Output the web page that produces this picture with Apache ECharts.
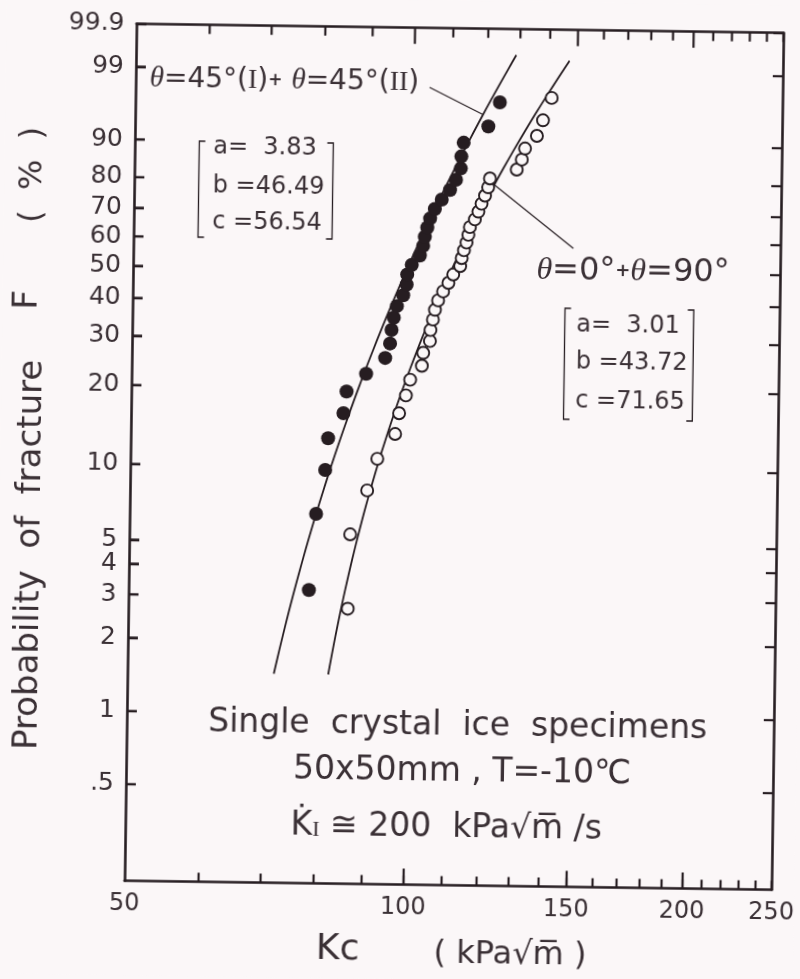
<!DOCTYPE html>
<html>
<head>
<meta charset="utf-8">
<script src="https://cdn.jsdelivr.net/npm/echarts@6/dist/echarts.min.js"></script>
<style>
  html, body { margin: 0; padding: 0; background: #fbf7f8; overflow: hidden; }
  #chart { width: 800px; height: 979px; transform: rotate(0.8deg); transform-origin: 50% 50%; }
</style>
</head>
<body>
<div id="chart"></div>
<script>
// Fracture toughness Kc of single-crystal ice on Weibull probability paper
// (log Kc horizontally, ln(-ln(1-F)) vertically).

// Axis ticks and labels
const kcRange = [50, 250];
const kcLabelValues = [50, 100, 150, 200, 250];
const kcMinorTicks = [60, 70, 80, 90, 100, 110, 120, 130, 140, 150, 160, 170, 180, 190, 200, 210, 220, 230, 240, 250];
const kcMajorTicks = [100, 150, 200];
const probRange = [0.2, 99.9];
const probTicks = [99.9, 99, 90, 80, 70, 60, 50, 40, 30, 20, 10, 5, 4, 3, 2, 1, 0.5];
const probTickLabels = ['99.9', '99', '90', '80', '70', '60', '50', '40', '30', '20', '10', '5', '4', '3', '2', '1', '.5'];

// θ=45°(I) + θ=45°(II) specimens: Kc (kPa√m) and probability of fracture (%)
const kcInclined = [78.3, 79.5, 81.2, 81.7, 84.8, 85.4, 89.6, 93.9, 95.0, 95.3,
                    95.8, 96.5, 98.0, 98.8, 98.9, 100.0, 102.0, 102.8, 103.2, 103.8,
                    104.5, 105.7, 107.5, 109.7, 111.3, 112.6, 112.7, 113.3, 120.4, 123.8];
const probInclined = [3.2, 6.5, 9.7, 12.9, 16.1, 19.4, 22.6, 25.8, 29.0, 32.3,
                      35.5, 38.7, 41.9, 45.2, 48.4, 51.6, 54.8, 58.1, 61.3, 64.5,
                      67.7, 71.0, 74.2, 77.4, 80.6, 83.9, 87.1, 90.3, 93.5, 96.8];

// θ=0° + θ=90° specimens
const kcAxial = [86.3, 86.6, 90.2, 92.4, 96.5, 97.4, 99.0, 100.0, 102.9, 103.2,
                 104.9, 105.0, 105.6, 106.1, 106.9, 108.2, 109.6, 110.9, 112.8, 113.2,
                 113.8, 114.5, 115.0, 115.4, 116.8, 117.8, 118.7, 119.7, 120.6, 121.1,
                 129.4, 131.0, 132.0, 135.9, 137.9, 140.8];
const probAxial = [2.7, 5.4, 8.1, 10.8, 13.5, 16.2, 18.9, 21.6, 24.3, 27.0,
                   29.7, 32.4, 35.1, 37.8, 40.5, 43.2, 45.9, 48.6, 51.4, 54.1,
                   56.8, 59.5, 62.2, 64.9, 67.6, 70.3, 73.0, 75.7, 78.4, 81.1,
                   83.8, 86.5, 89.2, 91.9, 94.6, 97.3];

// Three-parameter Weibull fits [a, b, c]: F = 1 - exp(-((Kc - c) / b)^a)
const weibullInclined = [3.83, 46.49, 56.54];
const weibullAxial = [3.01, 43.72, 71.65];
// probability span (%) over which each fitted line is drawn
const fitSpanInclined = [1.45, 99.55];
const fitSpanAxial = [1.45, 99.42];

const ink = '#261d21';
const textInk = '#3a3035';
const paper = '#fbf7f8';
const sans = '"DejaVu Sans", sans-serif';
const serif = '"Liberation Serif", "DejaVu Serif", serif';

// Weibull probability-paper ordinate
const wb = p => Math.log(-Math.log(1 - p / 100));
const lg = v => Math.log10(v);

function fitLine(params, span) {
  const [a, b, c] = params;
  const w0 = wb(span[0]), w1 = wb(span[1]);
  const pts = [];
  const n = 80;
  for (let k = 0; k <= n; k++) {
    const w = w0 + (w1 - w0) * k / n;
    pts.push([c + b * Math.exp(w / a), w]);
  }
  return pts;
}
function fitPoint(params, p) {
  const [a, b, c] = params;
  const w = wb(p);
  return [c + b * Math.exp(w / a), w];
}

const probTickW = probTicks.map(wb);
function probLabel(v) {
  let best = 0;
  for (let i = 1; i < probTickW.length; i++) {
    if (Math.abs(probTickW[i] - v) < Math.abs(probTickW[best] - v)) best = i;
  }
  return probTickLabels[best];
}

function axisLine(show) {
  return { show: show, onZero: false, lineStyle: { color: ink, width: 2.6 } };
}

function kcTickAxis(position, ticks, len, withLabels, withLine, withTicks) {
  return {
    type: 'value', position: position, gridIndex: 0, offset: 0,
    min: lg(kcRange[0]), max: lg(kcRange[1]),
    axisLine: axisLine(withLine),
    splitLine: { show: false },
    axisTick: { show: withTicks, inside: true, length: len, customValues: ticks.map(lg),
                lineStyle: { color: ink, width: 2.2 } },
    axisLabel: withLabels ? {
      show: true, customValues: kcLabelValues.map(lg), margin: 11,
      formatter: v => String(Math.round(Math.pow(10, v))),
      color: textInk, fontSize: 24, fontFamily: sans
    } : { show: false }
  };
}

function probAxis(position, withLabels) {
  return {
    type: 'value', position: position, gridIndex: 0, offset: 0,
    min: wb(probRange[0]), max: wb(probRange[1]),
    axisLine: axisLine(true),
    splitLine: { show: false },
    axisTick: { show: true, inside: true, length: 10, customValues: probTickW,
                lineStyle: { color: ink, width: 2.2 } },
    axisLabel: withLabels ? {
      show: true, customValues: probTickW, margin: 12, formatter: probLabel,
      color: textInk, fontSize: 25, fontFamily: sans
    } : { show: false }
  };
}

// inward tick marks along the upper and left edges of the frame
function topTick(params, api) {
  const v = api.value(0);
  const p = api.coord([v, api.value(1)]);
  const len = kcMajorTicks.indexOf(v) >= 0 ? 16 : 9;
  return { type: 'line', shape: { x1: p[0], y1: p[1], x2: p[0], y2: p[1] + len },
           style: { stroke: ink, lineWidth: 2.2 } };
}
function leftTick(params, api) {
  const p = api.coord([api.value(0), api.value(1)]);
  return { type: 'line', shape: { x1: p[0], y1: p[1], x2: p[0] + 10, y2: p[1] },
           style: { stroke: ink, lineWidth: 2.2 } };
}

const chart = echarts.init(document.getElementById('chart'));

chart.setOption({
  animation: false,
  backgroundColor: paper,
  grid: { left: 130, right: 23, top: 27.7, bottom: 94.5, outerBoundsMode: 'none' },
  xAxis: [
    { type: 'log', position: 'bottom', gridIndex: 0, min: kcRange[0], max: kcRange[1],
      axisLine: axisLine(true), axisTick: { show: false }, axisLabel: { show: false },
      splitLine: { show: false } },
    kcTickAxis('bottom', kcMinorTicks, 9, true, false, true),
    kcTickAxis('bottom', kcMajorTicks, 16, false, false, true),
    kcTickAxis('top', kcMinorTicks, 9, false, true, false)
  ],
  yAxis: [probAxis('left', true), probAxis('right', false)],
  series: [
    { type: 'line', name: 'fit θ=45°', xAxisIndex: 0, yAxisIndex: 0,
      data: fitLine(weibullInclined, fitSpanInclined), showSymbol: false, symbol: 'none',
      lineStyle: { color: ink, width: 1.8 }, z: 3, silent: true },
    { type: 'line', name: 'fit θ=0°,90°', xAxisIndex: 0, yAxisIndex: 0,
      data: fitLine(weibullAxial, fitSpanAxial), showSymbol: false, symbol: 'none',
      lineStyle: { color: ink, width: 1.8 }, z: 3, silent: true },
    { type: 'scatter', name: 'θ=45°(I)+θ=45°(II)', xAxisIndex: 0, yAxisIndex: 0,
      data: kcInclined.map((k, i) => [k, wb(probInclined[i])]),
      symbol: 'circle', symbolSize: 14, itemStyle: { color: ink, opacity: 1 }, z: 5, silent: true },
    { type: 'scatter', name: 'θ=0°+θ=90°', xAxisIndex: 0, yAxisIndex: 0,
      data: kcAxial.map((k, i) => [k, wb(probAxial[i])]),
      symbol: 'circle', symbolSize: 12,
      itemStyle: { color: paper, borderColor: ink, borderWidth: 1.9, opacity: 1 }, z: 5, silent: true },
    { type: 'custom', name: 'top ticks', xAxisIndex: 0, yAxisIndex: 0, clip: false, silent: true, z: 10,
      data: kcMinorTicks.map(v => [v, wb(probRange[1])]), renderItem: topTick },
    { type: 'custom', name: 'left ticks', xAxisIndex: 0, yAxisIndex: 0, clip: false, silent: true, z: 10,
      data: probTicks.map(p => [kcRange[0], wb(p)]), renderItem: leftTick }
  ]
});

// annotations
function txt(x, y, text, size, opts) {
  opts = opts || {};
  return {
    type: 'text', x: x, y: y, rotation: opts.rotation || 0, z: 20,
    style: Object.assign({
      text: text, font: size + 'px ' + (opts.family || sans), fill: textInk,
      align: opts.align || 'center', verticalAlign: 'middle',
      textAlign: opts.align || 'center', textVerticalAlign: 'middle'
    }, opts.rich ? { rich: opts.rich } : {})
  };
}
function bracket(x, top, bottom, dir) {
  const arm = 6 * dir;
  return {
    type: 'polyline', z: 20,
    shape: { points: [[x + arm, top], [x, top], [x, bottom], [x + arm, bottom]] },
    style: { stroke: ink, lineWidth: 1.3, fill: null }
  };
}
function leader(p1, p2) {
  return {
    type: 'line', z: 20,
    shape: { x1: p1[0], y1: p1[1], x2: p2[0], y2: p2[1] },
    style: { stroke: ink, lineWidth: 1.2 }
  };
}

const labelRich = {
  t: { font: 'italic 29px ' + serif, fill: textInk },
  r: { font: '28px ' + serif, fill: textInk },
  p: { font: 'bold 17px ' + sans, fill: textInk }
};
const labelRich2 = {
  t: { font: 'italic 32px ' + serif, fill: textInk },
  p: { font: 'bold 18px ' + sans, fill: textInk }
};
const kiRich = {
  k: { font: '33px ' + sans, fill: textInk },
  s: { font: '22px ' + serif, fill: textInk, padding: [8, 0, 0, 0] }
};

const leaderInclined = chart.convertToPixel({ xAxisIndex: 0, yAxisIndex: 0 }, fitPoint(weibullInclined, 95.3));
const leaderAxial = chart.convertToPixel({ xAxisIndex: 0, yAxisIndex: 0 }, fitPoint(weibullAxial, 79.2));

chart.setOption({
  graphic: [
    txt(144, 82.5, '{t|θ}=45°({r|I}){p|+} {t|θ}=45°({r|II})', 28, { align: 'left', rich: labelRich }),
    leader([424, 87], leaderInclined),
    bracket(194.5, 144, 240, 1),
    bracket(328.5, 144, 240, -1),
    txt(208.5, 149.8, 'a=  3.83', 24, { align: 'left' }),
    txt(208.5, 188.8, 'b =46.49', 24, { align: 'left' }),
    txt(208.5, 224.8, 'c =56.54', 24, { align: 'left' }),

    txt(630, 268.8, '{t|θ}=0°{p|+}{t|θ}=90°', 32, { rich: labelRich2 }),
    leader(leaderAxial, [570, 246]),
    bracket(562.5, 306, 417, 1),
    bracket(691.3, 306, 417, -1),
    txt(574, 322.8, 'a=  3.01', 24, { align: 'left' }),
    txt(574, 359.8, 'b =43.72', 24, { align: 'left' }),
    txt(574, 398.8, 'c =71.65', 24, { align: 'left' }),

    txt(461, 725, 'Single  crystal  ice  specimens', 33),
    txt(466, 771, '50x50mm , T=-10℃', 33),
    txt(451, 827, '{k|K\u0307}{s|I} ≅ 200  kPa√m\u0305 /s', 33, { rich: kiRich }),

    txt(31, 560, 'Probability  of  fracture', 34, { rotation: Math.PI / 2 }),
    txt(25.3, 305, 'F', 34, { rotation: Math.PI / 2 }),
    txt(28.7, 180, '(  %  )', 32, { rotation: Math.PI / 2 }),

    txt(344, 951, 'Kc', 36),
    txt(516.5, 953.5, '( kPa√m\u0305 )', 32)
  ]
});
</script>
</body>
</html>
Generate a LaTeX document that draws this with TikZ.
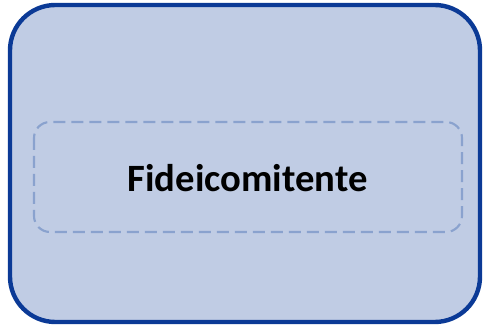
\documentclass[tikz,border=0pt]{standalone}
\usepackage{fontspec}
\setmainfont{Carlito}
\definecolor{boxfill}{HTML}{C0CCE4}
\definecolor{boxline}{HTML}{0B3A96}
\definecolor{dashline}{HTML}{8AA2CE}
\begin{document}
\begin{tikzpicture}[x=0.75pt,y=-0.75pt]
        \useasboundingbox (0,0) rectangle (483,327);
        \coordinate (A) at (10,5);
        \coordinate (C) at (480,322);
        \coordinate (E) at (34,122);
        \coordinate (G) at (462,232);
        \draw[boxline,fill=boxfill,line width=3.3pt,rounded corners=34pt] (A) rectangle (C) ;
        \draw[dashline,line width=1.6pt,dash pattern=on 9pt off 4.5pt,rounded corners=12pt] (E) rectangle (G) ;
        \node[font=\bfseries\fontsize{29}{34}\selectfont] (T) at (247.5,178) {Fideicomitente};
        \end{tikzpicture}
\end{document}
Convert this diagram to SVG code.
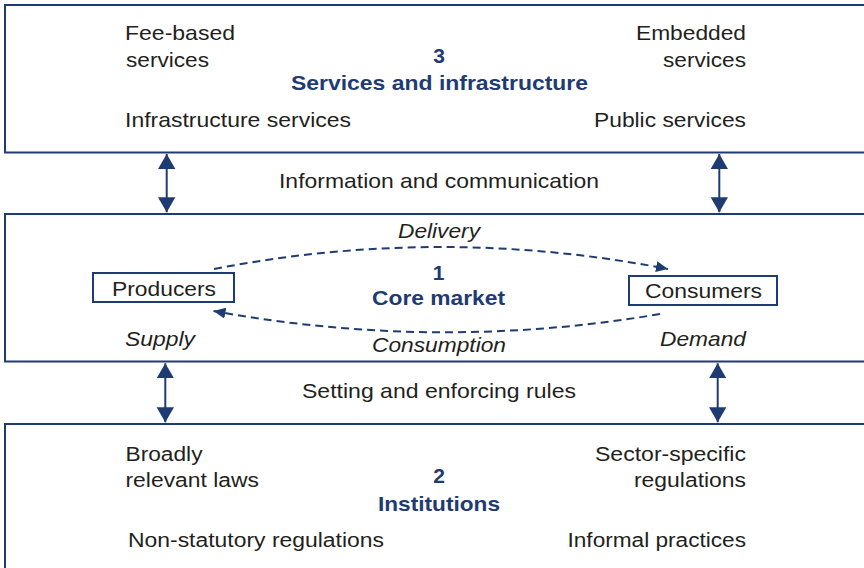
----------------
*Do this*: Which lines contain the word "that"? Copy each one.

*Complete response*:
Output the web page that produces this picture with Apache ECharts.
Generate a LaTeX document that draws this with TikZ.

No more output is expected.